** BEGIN Dataset entries **

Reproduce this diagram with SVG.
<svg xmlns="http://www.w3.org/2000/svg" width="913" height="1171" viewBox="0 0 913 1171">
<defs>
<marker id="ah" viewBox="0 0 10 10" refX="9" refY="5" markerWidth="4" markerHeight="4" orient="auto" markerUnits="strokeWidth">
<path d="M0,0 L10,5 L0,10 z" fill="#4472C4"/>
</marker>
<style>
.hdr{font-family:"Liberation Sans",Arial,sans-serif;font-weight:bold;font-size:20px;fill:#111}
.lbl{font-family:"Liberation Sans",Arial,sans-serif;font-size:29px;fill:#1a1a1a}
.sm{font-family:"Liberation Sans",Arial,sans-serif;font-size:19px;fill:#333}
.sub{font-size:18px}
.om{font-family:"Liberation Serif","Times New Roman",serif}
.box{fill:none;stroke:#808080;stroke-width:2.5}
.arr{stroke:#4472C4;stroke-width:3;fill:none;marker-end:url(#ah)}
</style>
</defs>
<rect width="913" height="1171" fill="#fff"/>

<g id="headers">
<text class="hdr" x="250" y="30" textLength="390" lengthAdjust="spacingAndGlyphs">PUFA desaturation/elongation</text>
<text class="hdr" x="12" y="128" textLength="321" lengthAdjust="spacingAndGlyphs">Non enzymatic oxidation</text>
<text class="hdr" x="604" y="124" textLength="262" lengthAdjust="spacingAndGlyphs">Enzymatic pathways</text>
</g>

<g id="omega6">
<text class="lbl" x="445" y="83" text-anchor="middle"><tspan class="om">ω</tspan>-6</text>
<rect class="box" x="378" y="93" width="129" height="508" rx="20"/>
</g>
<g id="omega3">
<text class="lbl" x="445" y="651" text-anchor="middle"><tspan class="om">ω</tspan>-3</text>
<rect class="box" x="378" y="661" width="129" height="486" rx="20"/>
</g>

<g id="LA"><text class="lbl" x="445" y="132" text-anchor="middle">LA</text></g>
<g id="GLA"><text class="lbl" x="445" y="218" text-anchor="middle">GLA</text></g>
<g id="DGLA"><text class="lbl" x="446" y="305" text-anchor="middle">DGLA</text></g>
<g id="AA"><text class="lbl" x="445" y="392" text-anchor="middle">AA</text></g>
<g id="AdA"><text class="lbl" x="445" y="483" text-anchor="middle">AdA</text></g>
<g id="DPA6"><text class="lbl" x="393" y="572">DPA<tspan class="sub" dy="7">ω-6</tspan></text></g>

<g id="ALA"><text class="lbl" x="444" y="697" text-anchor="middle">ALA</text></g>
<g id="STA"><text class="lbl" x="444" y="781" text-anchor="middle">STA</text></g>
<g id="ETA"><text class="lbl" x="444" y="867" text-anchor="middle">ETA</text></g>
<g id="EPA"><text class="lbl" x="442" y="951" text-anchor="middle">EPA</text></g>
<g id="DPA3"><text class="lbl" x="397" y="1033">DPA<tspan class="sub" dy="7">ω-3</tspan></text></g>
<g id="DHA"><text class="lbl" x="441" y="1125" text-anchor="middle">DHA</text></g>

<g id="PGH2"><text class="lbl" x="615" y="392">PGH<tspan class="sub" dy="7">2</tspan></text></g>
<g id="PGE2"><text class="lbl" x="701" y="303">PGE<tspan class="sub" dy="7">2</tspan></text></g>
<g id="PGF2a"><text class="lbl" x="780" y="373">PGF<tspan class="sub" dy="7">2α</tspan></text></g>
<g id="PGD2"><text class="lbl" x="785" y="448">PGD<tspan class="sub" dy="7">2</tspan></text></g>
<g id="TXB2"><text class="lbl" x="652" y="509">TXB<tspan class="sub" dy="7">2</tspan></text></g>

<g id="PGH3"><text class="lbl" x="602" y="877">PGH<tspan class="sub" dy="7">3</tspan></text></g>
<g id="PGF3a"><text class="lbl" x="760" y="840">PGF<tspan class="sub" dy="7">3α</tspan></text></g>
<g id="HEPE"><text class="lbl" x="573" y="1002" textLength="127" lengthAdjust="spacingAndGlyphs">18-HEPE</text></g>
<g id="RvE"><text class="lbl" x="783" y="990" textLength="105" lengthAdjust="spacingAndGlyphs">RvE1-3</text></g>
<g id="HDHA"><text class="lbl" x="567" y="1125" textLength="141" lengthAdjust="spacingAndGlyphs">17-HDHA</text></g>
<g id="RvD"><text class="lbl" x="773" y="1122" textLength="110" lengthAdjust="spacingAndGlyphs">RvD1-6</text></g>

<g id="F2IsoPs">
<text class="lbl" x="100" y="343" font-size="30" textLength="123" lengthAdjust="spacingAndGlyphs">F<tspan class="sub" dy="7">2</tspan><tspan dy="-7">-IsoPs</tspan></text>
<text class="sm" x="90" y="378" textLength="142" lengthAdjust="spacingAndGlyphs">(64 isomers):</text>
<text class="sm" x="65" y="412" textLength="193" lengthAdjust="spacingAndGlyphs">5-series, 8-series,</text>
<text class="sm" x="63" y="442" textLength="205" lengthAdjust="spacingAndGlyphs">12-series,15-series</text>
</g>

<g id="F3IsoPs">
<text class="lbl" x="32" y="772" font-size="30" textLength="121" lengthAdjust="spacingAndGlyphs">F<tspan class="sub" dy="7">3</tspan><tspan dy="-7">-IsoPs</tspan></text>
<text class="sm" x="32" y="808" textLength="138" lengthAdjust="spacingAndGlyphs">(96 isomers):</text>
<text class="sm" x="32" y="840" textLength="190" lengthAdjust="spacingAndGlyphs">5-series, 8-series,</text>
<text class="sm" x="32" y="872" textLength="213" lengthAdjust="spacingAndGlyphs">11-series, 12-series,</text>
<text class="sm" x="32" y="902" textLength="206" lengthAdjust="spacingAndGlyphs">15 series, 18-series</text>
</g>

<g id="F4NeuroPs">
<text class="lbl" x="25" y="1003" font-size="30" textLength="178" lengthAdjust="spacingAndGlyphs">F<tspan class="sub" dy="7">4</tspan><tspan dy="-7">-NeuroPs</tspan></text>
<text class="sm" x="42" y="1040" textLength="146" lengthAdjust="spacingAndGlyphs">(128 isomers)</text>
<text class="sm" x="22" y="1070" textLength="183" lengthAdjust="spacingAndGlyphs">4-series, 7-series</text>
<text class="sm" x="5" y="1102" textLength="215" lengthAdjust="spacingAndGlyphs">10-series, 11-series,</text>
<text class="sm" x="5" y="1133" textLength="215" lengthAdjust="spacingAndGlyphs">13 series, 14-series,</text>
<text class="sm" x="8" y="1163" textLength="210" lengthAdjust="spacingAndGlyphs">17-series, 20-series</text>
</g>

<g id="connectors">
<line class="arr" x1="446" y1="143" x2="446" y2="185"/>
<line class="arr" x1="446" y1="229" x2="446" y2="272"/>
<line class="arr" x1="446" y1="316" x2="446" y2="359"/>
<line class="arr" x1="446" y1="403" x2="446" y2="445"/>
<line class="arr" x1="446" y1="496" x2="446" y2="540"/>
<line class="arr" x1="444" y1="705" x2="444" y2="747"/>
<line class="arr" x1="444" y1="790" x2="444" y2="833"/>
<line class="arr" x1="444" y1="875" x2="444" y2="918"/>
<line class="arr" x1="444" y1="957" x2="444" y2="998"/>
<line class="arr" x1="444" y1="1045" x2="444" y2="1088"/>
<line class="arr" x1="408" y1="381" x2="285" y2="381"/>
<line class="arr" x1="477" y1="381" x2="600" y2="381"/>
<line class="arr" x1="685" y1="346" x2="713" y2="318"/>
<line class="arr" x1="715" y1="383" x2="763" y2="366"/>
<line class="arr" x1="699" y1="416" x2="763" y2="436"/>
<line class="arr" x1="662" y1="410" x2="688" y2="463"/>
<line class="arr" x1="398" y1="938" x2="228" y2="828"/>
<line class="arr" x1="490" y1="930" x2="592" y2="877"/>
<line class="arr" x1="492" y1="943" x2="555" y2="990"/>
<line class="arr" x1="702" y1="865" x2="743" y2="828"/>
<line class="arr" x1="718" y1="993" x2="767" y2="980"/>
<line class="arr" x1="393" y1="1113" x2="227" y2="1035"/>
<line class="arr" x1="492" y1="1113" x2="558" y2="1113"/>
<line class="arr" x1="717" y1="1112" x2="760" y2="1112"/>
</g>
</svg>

** END Dataset entries **
** BEGIN Dataset entries **

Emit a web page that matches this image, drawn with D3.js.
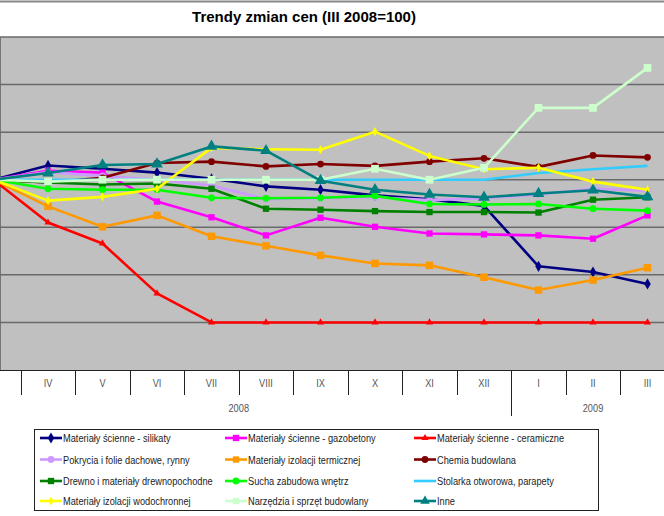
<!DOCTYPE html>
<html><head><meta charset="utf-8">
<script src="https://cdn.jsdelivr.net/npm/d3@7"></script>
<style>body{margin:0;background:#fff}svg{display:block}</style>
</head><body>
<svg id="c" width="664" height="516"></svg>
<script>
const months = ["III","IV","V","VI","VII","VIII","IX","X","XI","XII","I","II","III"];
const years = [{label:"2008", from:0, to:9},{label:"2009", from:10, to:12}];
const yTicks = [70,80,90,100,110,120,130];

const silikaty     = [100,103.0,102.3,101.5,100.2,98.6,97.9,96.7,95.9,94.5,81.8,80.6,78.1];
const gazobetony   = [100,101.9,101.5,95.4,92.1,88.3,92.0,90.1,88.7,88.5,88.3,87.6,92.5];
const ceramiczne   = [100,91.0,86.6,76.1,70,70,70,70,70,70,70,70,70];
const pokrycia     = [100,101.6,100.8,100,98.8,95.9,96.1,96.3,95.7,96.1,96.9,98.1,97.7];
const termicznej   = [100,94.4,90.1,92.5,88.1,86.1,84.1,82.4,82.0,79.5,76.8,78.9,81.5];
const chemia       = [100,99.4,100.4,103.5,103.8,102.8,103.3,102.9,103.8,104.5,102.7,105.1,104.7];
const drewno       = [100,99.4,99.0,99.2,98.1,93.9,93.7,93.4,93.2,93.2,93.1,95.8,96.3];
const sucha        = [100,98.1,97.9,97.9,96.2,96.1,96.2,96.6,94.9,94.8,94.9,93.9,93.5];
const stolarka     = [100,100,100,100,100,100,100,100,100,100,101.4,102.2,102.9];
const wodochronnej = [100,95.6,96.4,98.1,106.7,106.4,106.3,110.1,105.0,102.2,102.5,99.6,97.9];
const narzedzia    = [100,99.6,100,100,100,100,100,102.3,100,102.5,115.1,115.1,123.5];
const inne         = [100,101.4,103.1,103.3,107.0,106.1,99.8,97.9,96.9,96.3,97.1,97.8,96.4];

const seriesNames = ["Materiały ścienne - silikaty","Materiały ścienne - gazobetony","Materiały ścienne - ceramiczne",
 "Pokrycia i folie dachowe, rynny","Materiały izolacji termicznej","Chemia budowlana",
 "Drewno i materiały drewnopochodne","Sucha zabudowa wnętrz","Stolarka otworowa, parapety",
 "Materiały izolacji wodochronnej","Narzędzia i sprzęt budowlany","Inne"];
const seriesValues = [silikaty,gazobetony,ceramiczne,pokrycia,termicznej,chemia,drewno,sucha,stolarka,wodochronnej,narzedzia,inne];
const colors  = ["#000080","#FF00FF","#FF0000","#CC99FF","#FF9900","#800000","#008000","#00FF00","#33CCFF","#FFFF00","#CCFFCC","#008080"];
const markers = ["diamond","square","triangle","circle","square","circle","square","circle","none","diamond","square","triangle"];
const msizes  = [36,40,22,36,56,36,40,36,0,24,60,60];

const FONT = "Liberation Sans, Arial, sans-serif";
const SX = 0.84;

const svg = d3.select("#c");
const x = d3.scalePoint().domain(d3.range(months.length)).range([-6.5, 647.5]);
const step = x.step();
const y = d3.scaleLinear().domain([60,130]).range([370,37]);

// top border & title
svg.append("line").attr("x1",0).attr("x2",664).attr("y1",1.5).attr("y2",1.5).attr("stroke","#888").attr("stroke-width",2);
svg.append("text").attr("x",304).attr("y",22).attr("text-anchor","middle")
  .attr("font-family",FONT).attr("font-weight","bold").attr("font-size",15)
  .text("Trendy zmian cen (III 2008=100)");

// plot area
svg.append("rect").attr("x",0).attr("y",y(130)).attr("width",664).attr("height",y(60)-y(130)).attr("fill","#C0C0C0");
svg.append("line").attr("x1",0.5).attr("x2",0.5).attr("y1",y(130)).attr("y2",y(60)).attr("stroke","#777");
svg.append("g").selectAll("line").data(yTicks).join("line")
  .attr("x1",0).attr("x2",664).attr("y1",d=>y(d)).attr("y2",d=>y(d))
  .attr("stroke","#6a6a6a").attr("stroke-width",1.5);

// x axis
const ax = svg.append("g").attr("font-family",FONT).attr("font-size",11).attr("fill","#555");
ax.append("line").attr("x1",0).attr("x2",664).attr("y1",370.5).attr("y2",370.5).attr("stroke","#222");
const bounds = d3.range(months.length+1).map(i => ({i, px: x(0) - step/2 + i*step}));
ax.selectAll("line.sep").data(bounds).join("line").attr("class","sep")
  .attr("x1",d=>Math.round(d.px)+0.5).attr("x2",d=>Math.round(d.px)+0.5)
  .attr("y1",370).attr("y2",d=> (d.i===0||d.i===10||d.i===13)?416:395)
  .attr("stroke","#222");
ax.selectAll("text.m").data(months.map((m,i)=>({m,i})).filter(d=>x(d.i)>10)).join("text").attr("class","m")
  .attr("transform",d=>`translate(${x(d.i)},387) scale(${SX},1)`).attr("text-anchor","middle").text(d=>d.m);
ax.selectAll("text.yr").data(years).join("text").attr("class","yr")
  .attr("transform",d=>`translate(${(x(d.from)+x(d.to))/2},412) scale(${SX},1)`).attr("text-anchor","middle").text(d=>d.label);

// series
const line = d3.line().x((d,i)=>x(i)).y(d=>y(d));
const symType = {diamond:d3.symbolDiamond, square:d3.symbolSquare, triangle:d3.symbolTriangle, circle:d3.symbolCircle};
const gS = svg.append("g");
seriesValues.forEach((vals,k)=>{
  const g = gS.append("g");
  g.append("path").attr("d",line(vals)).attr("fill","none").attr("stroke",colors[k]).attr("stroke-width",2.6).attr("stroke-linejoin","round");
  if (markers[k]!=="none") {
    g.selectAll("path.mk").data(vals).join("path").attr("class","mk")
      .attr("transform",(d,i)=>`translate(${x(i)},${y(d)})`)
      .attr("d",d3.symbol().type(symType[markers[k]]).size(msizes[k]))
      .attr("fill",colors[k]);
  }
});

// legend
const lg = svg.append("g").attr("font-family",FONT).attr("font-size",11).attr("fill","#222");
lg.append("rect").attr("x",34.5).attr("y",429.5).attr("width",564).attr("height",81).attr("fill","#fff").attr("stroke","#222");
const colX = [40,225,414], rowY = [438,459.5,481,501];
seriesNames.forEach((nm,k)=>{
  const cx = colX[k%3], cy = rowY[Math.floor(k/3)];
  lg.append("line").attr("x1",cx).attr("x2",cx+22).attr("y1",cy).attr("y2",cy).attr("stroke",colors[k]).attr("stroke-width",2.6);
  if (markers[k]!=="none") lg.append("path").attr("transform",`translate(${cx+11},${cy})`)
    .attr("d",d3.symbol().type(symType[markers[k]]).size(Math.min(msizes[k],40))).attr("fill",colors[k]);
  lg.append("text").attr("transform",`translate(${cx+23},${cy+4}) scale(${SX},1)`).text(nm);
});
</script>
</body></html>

** END Dataset entries **

▶ Written exercise
Exactly the lines from the one with "Emit a web page" through the one with "const yTicks = [70,80,90,100,110,120,130];" are to be reproduced, and no pictures with them.

▶ Complete output
Emit a web page that matches this image, drawn with D3.js.
<!DOCTYPE html>
<html><head><meta charset="utf-8">
<script src="https://cdn.jsdelivr.net/npm/d3@7"></script>
<style>body{margin:0;background:#fff}svg{display:block}</style>
</head><body>
<svg id="c" width="664" height="516"></svg>
<script>
const months = ["III","IV","V","VI","VII","VIII","IX","X","XI","XII","I","II","III"];
const years = [{label:"2008", from:0, to:9},{label:"2009", from:10, to:12}];
const yTicks = [70,80,90,100,110,120,130];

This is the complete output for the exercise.